The Bat

 

THE BAT —a campy 1959 knockoff blessed by the presence of Agnes Moorehead and Vincent Price, began its mystery-comedy flight back in 1908, as Mary Roberts Rinehart’s novel “The Circular Staircase”. Title changed to “The Bat”, it became a play in 1920, a long-running success that then spawned a silent film version in 1926, in turn a big hit, enough that it was remade four years later as The Bat Whispers, with new-fangled sound and one of the first uses of wide-screen cinematography. Crane Wilbur directed and wrote the story & screenplay adaptation for the low-budget ’59 silliness, stagy as befitting its origins, worth chuckles for the arch line readings from Moorhead and Price (Agnes with especially delicious delivery) and guffaws over some of terrible acting from supporting players, and the not exactly masterful choices in script or direction. As for scope, the opening peek at the class-project miniature model for the “estate” setting tells you 90% of the production fund must’ve gone to the two coasting, bemused stars. *

Celebrated mystery writer ‘Cornelia Van Gorder’ (Moorehead, 58) rents ‘The Oaks’, a sprawling country house, even though it’s been the site of violent murders (the throat-ripping kind) by someone dubbed ‘The Bat’. Bank embezzlement and stashed loot figure in the frightening nights that lie ahead, with several suspects to ponder, including evasive physician ‘Dr. Malcolm Wells’ (Price), who seems to know a good deal about flying rodents. 80 minutes with no real suspense (unless you were a kid when you saw this an eon ago), and some laughs over the acting, writing and staging.
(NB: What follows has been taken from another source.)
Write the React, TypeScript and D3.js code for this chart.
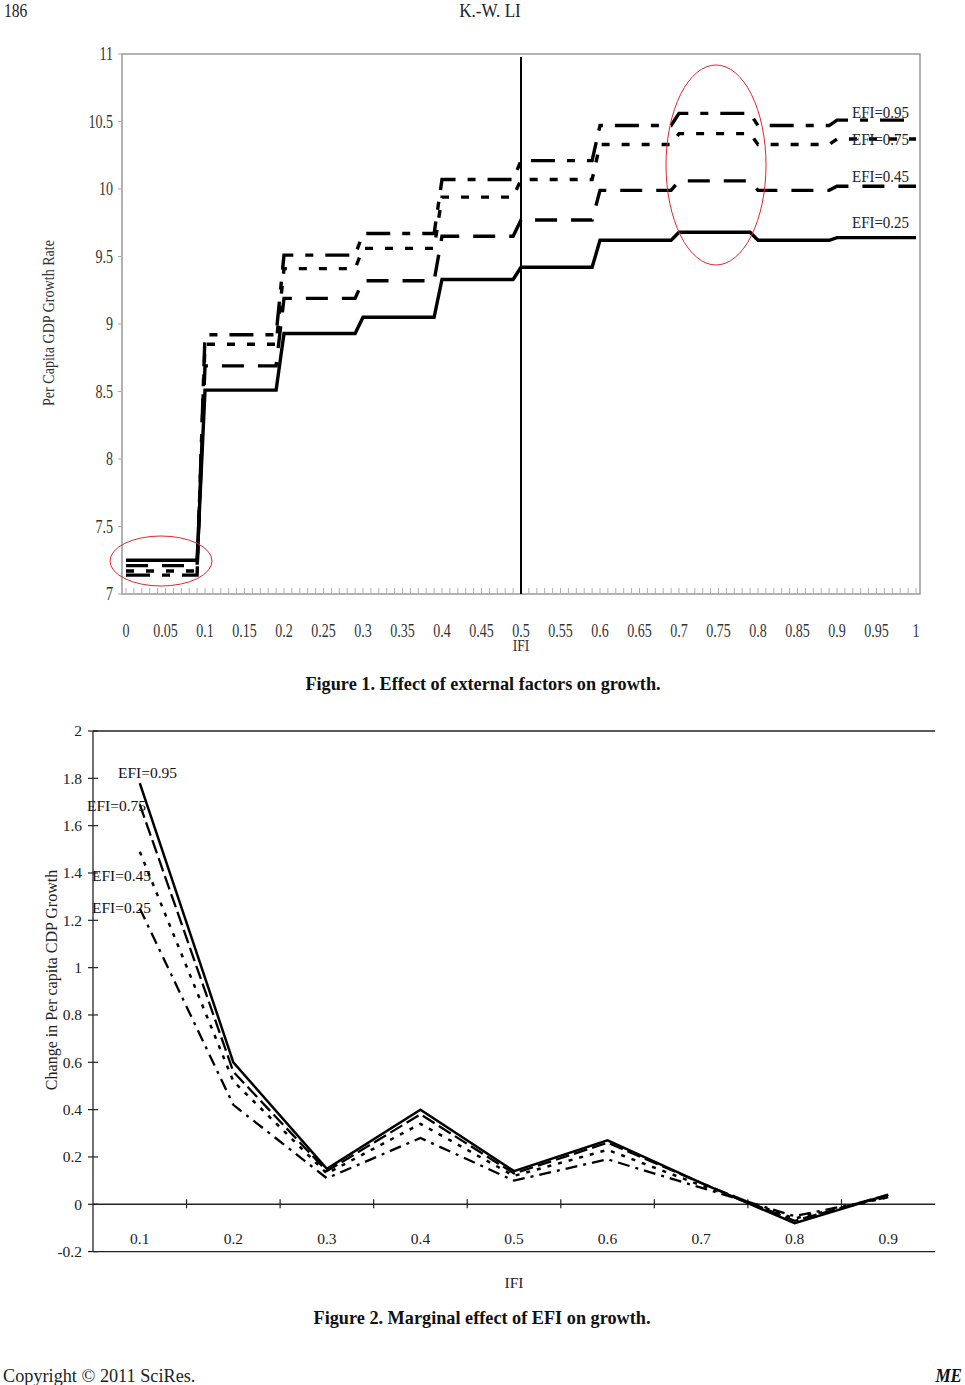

Even though 92nd place for the year seems paltry, the $2,500,000 gross easily covered the cheap production outlay. In varying degrees of creaky support are Gavin Gordon (as ever, truly awful), Lenita Lane (director Wilbur’s wife, exasperating), John Sutton (as a chauffeur, a comedown for one of the better snide villains of the 40s), Elaine Edwards and John Bryant (he was ‘The Marlboro Man’).

* Holy Idea Bites! Guess where ‘Batman’ came from? According to his creator Bob Kane, inspiration for the beloved crime-basher came from the villain in The Bat Whispers.
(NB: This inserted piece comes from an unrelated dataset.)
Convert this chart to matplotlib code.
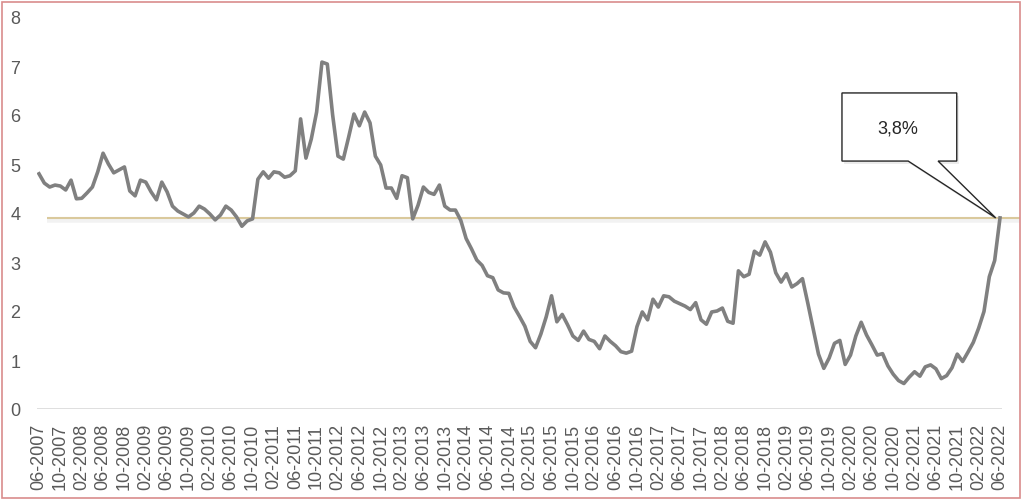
import matplotlib
matplotlib.use("Agg")
import matplotlib.pyplot as plt
from matplotlib.patches import Rectangle, Polygon
import numpy as np

# Monthly values, 06-2007 .. 06-2022
values = [
    4.80, 4.61, 4.53, 4.57, 4.55, 4.47, 4.67, 4.29, 4.30, 4.41,
    4.53, 4.84, 5.22, 5.00, 4.82, 4.88, 4.94, 4.45, 4.35, 4.67,
    4.63, 4.43, 4.27, 4.63, 4.43, 4.14, 4.04, 3.98, 3.92, 4.00,
    4.14, 4.08, 3.98, 3.86, 3.96, 4.14, 4.06, 3.92, 3.73, 3.84,
    3.88, 4.69, 4.84, 4.71, 4.84, 4.82, 4.73, 4.76, 4.86, 5.92,
    5.12, 5.51, 6.06, 7.08, 7.04, 6.00, 5.16, 5.10, 5.55, 6.02,
    5.78, 6.06, 5.84, 5.16, 4.98, 4.51, 4.51, 4.30, 4.76, 4.72,
    3.88, 4.16, 4.53, 4.42, 4.38, 4.57, 4.14, 4.06, 4.06, 3.85,
    3.48, 3.27, 3.04, 2.93, 2.72, 2.68, 2.43, 2.37, 2.36, 2.08,
    1.89, 1.69, 1.38, 1.25, 1.53, 1.88, 2.31, 1.78, 1.93, 1.72,
    1.49, 1.40, 1.59, 1.42, 1.38, 1.23, 1.49, 1.38, 1.29, 1.17,
    1.14, 1.18, 1.68, 1.98, 1.82, 2.24, 2.08, 2.31, 2.29, 2.20,
    2.15, 2.10, 2.03, 2.17, 1.82, 1.73, 1.98, 2.00, 2.06, 1.79,
    1.75, 2.82, 2.70, 2.75, 3.22, 3.14, 3.41, 3.20, 2.78, 2.59,
    2.76, 2.49, 2.56, 2.66, 2.16, 1.64, 1.12, 0.83, 1.04, 1.34,
    1.40, 0.91, 1.10, 1.49, 1.77, 1.51, 1.31, 1.10, 1.13, 0.88,
    0.71, 0.58, 0.52, 0.65, 0.76, 0.67, 0.86, 0.90, 0.82, 0.62,
    0.68, 0.84, 1.12, 0.97, 1.16, 1.36, 1.65, 1.99, 2.70, 3.03,
    3.90,
]
tick_labels = []
m, y = 6, 2007
while (y, m) <= (2022, 6):
    tick_labels.append(f"{m:02d}-{y}")
    m += 4
    if m > 12:
        m -= 12
        y += 1
reference_level = 3.9
annotation_text = "3,8%"

plt.rcParams['font.family'] = ['Liberation Sans', 'DejaVu Sans']

W, H = 1024, 502
fig = plt.figure(figsize=(W / 100, H / 100), dpi=100)
ax = fig.add_axes([37 / W, (H - 410) / H, 965 / W, 392 / H])

x = np.arange(len(values))
ax.set_xlim(-0.375, len(values) - 1 + 0.375)
ax.set_ylim(0, 8)

# reference line with faint shadow
ax.plot([1.5, 183.7], [reference_level - 0.045, reference_level - 0.045],
        color="#000000", alpha=0.05, lw=4, clip_on=False, solid_capstyle="butt", zorder=2)
ax.plot([1.5, 183.7], [reference_level, reference_level],
        color="#dac99c", lw=1.5, clip_on=False, solid_capstyle="butt", zorder=3)

ax.plot(x, values, color="#808080", lw=2.6, zorder=4)

# baseline
ax.axhline(0, color="#d9d9d9", lw=1.2, zorder=1)

for s in ax.spines.values():
    s.set_visible(False)
ax.set_yticks(range(0, 9))
ax.set_yticklabels([str(v) for v in range(0, 9)])
ax.set_xticks(x[::4])
ax.set_xticklabels(tick_labels, rotation=90)
ax.tick_params(axis="both", length=0, colors="#595959", labelsize=13)
ax.tick_params(axis="y", pad=12)
ax.tick_params(axis="x", pad=10)

# callout
x0, x1, yb, yt = 150.4, 171.9, 5.06, 6.45
tip = (179.2, reference_level)
pts = [(x0, yt), (x1, yt), (x1, yb), (168.4, yb), tip, (162.8, yb), (x0, yb)]
shadow = Polygon([(px + 0.4, py - 0.06) for px, py in pts], closed=True,
                 facecolor="#000000", alpha=0.08, edgecolor="none", zorder=5, clip_on=False)
ax.add_patch(shadow)
ax.add_patch(Polygon(pts, closed=True, facecolor="white", edgecolor="#262626",
                     lw=1.0, zorder=6, clip_on=False))
ax.text(160.9, 5.73, annotation_text, ha="center", va="center", fontsize=13,
        color="#262626", zorder=7)

# figure border
fig.add_artist(Rectangle((2 / W, 3 / H), 1018 / W, 496 / H, transform=fig.transFigure,
                         fill=False, edgecolor="#d98c8c", lw=1.2))

fig.savefig("out.png", dpi=100)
The Bat‘s man for 1959, writer-director Crane Wilbur, had an interesting array of credits, ranging from doozies like 1938’s Girls on Probation (early paychecks for Ronald Reagan and Susan Hayward) and the 1951 agitprop I Was A Communist For The F.B.I. , to serviceable House Of Wax (a huge hit with Price), to swell: He Walked By Night and Mysterious Island.

As for Mr. Price, while he’d played plenty of sinister characters over the two previous decades, one can make the case for this picture and his three other entries that year–House On Haunted Hill, The Tingler and Return Of The Fly—marking 1959 as the year that began his full-throttle plunge into the macabre that dominated the rest of his acting career.